When Vikki Mackins of Burnsville answered a classified ad for a mattress last year, she was pretty excited about getting a queen-sized pillowtop mattress set for $89. What she saw when she got to Furniture Clearance Center in Brooklyn Park was not a pillowtop at all but a thin, smooth-top mattress with hot-air balloons printed on the top. She could feel and hear the springs when she squeezed it in her hand. Is this a case of "buyer beware" or bait and switch? In the circus-like atmosphere of "consumerworld," businesses and shoppers play tug of war between what is a legitimate advertisement in a competitive marketplace and what is misleading, unfair or just plain wrong.
Mackins, like most consumers, never complained to the Better Business Bureau (BBB), the attorney general or the Federal Trade Commission. She simply chose not to buy the product. Of the estimated 25 million consumers ripped off nationwide in a year, only about 8 percent ever make a formal complaint about fraud, scams or ripoffs, said Steve Baker, who directs the Midwest office of the Federal Trade Commission (FTC) in Chicago.
In 2007, the BBB of Minnesota received 25,818 complaints, with new-car dealerships, mortgage companies, banks, used-car dealerships and cell-phone services drawing the most complaints, said Lisa Jemtrud, trade practices manager of the Minnesota/North Dakota BBB. When companies run afoul of the bureau, it has three options:
• Change the company's public reliability report with the BBB.

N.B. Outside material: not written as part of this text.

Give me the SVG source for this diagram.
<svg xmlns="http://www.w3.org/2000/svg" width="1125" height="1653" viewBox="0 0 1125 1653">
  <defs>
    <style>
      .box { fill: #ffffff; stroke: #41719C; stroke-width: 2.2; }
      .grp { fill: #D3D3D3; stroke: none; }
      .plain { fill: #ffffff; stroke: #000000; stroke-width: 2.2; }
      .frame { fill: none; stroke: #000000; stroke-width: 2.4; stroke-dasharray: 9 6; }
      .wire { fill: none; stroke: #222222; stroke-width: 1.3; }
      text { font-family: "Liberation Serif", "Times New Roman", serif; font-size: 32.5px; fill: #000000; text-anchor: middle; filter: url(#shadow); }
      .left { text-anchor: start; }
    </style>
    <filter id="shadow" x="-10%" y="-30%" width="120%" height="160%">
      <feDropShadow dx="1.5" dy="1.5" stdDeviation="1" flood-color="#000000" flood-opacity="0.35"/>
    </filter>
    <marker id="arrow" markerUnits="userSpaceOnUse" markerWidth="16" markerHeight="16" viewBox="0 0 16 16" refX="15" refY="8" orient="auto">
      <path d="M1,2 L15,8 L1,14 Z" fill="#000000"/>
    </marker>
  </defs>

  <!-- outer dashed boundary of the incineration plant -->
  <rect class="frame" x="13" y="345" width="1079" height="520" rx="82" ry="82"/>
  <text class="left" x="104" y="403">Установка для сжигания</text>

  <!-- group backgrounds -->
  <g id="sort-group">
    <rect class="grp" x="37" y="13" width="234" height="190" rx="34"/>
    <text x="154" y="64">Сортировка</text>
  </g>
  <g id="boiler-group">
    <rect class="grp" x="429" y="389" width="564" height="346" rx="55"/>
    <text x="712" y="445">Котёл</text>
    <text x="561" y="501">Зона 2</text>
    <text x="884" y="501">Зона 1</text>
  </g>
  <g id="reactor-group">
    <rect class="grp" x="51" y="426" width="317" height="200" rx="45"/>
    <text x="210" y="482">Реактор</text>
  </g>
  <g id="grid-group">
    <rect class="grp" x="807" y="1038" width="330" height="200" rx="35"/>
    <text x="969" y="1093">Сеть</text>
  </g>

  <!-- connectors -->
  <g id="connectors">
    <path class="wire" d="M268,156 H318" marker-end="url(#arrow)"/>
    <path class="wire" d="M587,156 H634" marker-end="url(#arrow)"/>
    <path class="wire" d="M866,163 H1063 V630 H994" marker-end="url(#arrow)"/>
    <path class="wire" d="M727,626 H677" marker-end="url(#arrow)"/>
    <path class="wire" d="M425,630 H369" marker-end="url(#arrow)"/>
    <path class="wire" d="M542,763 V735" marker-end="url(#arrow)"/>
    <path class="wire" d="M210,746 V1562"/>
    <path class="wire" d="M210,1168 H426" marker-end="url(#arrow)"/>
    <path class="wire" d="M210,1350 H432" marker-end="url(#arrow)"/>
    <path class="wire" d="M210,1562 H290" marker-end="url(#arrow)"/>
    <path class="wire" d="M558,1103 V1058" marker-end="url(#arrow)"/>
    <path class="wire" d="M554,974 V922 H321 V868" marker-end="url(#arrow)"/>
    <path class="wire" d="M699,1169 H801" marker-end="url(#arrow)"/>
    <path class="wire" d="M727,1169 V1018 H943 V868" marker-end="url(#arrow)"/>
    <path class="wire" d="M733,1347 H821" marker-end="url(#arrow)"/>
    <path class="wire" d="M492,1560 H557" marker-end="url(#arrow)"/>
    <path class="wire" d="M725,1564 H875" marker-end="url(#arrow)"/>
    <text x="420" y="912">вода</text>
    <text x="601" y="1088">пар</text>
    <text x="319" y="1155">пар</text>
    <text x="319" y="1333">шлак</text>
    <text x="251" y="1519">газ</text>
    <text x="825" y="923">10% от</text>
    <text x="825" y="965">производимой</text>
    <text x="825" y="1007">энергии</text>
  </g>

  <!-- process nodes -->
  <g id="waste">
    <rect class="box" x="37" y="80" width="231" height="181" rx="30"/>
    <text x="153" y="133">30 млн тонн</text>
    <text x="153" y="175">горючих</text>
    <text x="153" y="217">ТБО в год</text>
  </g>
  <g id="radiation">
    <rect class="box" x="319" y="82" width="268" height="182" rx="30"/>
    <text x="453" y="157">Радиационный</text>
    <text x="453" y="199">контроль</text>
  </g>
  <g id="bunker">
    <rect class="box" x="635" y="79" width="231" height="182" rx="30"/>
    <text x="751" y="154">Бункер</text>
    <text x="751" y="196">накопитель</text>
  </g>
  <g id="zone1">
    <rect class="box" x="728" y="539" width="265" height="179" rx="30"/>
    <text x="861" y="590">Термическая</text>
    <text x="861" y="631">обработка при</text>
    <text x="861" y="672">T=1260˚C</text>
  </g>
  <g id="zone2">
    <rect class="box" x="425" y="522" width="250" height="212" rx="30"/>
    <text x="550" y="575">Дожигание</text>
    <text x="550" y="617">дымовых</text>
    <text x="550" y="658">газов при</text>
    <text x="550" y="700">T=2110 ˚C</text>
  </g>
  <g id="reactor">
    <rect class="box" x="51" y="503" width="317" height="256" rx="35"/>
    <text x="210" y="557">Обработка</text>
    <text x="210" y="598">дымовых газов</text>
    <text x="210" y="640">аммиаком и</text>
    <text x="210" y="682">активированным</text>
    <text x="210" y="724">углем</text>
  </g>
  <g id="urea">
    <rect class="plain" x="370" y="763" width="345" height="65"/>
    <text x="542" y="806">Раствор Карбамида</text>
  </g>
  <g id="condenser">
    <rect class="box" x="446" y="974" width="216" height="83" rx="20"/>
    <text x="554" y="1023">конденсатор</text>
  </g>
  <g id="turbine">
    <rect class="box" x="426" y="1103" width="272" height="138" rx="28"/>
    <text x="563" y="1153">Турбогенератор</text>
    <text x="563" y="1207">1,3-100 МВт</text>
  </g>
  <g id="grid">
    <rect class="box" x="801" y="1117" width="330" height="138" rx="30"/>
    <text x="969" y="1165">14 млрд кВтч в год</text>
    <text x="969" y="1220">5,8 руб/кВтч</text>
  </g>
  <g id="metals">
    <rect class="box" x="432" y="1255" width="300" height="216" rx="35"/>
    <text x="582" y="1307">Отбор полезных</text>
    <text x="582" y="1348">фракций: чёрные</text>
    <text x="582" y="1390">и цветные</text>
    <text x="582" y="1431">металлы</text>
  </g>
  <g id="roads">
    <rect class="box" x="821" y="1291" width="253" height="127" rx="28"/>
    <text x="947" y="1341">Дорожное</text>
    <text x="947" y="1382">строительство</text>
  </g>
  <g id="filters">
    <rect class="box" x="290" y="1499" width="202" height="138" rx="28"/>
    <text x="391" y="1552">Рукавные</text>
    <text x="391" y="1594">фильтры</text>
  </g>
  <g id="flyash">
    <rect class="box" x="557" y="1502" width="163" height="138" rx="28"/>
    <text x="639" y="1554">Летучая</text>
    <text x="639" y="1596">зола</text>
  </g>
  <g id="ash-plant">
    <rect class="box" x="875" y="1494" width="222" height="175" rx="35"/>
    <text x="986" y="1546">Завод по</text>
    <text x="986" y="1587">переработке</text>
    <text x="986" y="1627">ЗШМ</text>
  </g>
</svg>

• Send the violation to the state attorney general, postal inspector, department of commerce, local police or another agency.
• Alert the news media.
Ethics 101
Last month in Golden Valley, more than 100 area businesses took part in an FTC-sponsored seminar on advertising ethics. Eileen Johnson, owner of Spirit Grove Photography in Roseville, wanted to learn about direct mail and gift cards, because she gives away such cards as an advertising promotion. She found out that although Minnesota does not allow gift cards with an expiration date, free gift cards are exempt from the new rule.